Ana, you are so insightful and I’m so grateful to have found your site today! I have been struggling with HPS for awhile now, I didn’t realize that is what it was until this past month. I have been thinking and thinking and trying to FIX myself for years. I psychoanalyze myself non stop. I just want to feel content, I want the tightness in my chest to go away. I am an artist that is blocked and I am going through the “Artist Way” right now. It’s all connected & now I see so much clearer. It’s all up to me to just “STOP”. I can relate to any addicts because I see how hard it will be for me to do just that. It’s such a habit, a comfort zone for me to not act. It’s so so unbelievably nice to hear you say out loud, just STOP. To see others feel the same. I’m not alone in feeling like this. Thank you so much for being here and sharing your success story, it gives me so much hope that I can do this!
Anne,
I could not have read this post at a more appropriate time! The last two days have been ROUGH for me. I was honestly contemplating ending it all because I was feeling so utterly BROKEN and alone and like a big nothing. I just didn’t feel loved and accepted or respected. I realize that I wasn’t accepting, respecting, and loving myself- all because I feel like something is wrong with me. Your post made me smile because it was like I was reading about myself. I don’t feel so weird and alone anymore! Thank you so much.
Stephanie
Hi Ane, I’m so grateful to you for writing this extraordinary article. All my life I felt something was wrong with me, and that I must find something or some way to fix me.

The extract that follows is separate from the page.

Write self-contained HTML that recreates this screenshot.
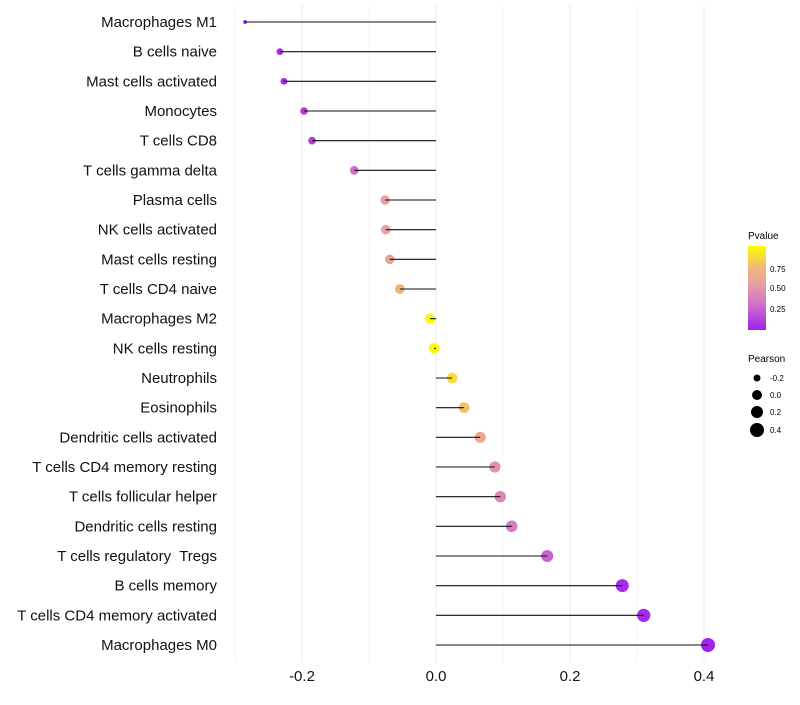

It is so tremendously liberating to find out that there is NOTTHING TO FIX !.I know this will take a lot of work to get rid of the negative thoughts instilled since childhood. But I look forward to no more sleepless nights and exhausting days from thought addiction. All I have to do is get this under control, I know it is easier said than done, But I’m certainly going to try. It has been quite challenging living with the HSP trait and all that it encompasses. My heart and soul will be lighter now just knowing that, I AM JUST RIGHT, and that it can be NO OTHER WAY! You should make a song with those choice words for HSP’s. I AM NOT BROKEN. THERE IS NO NEED TO FIX ME.
I not broken? Now you tell me. I am so happy to find you.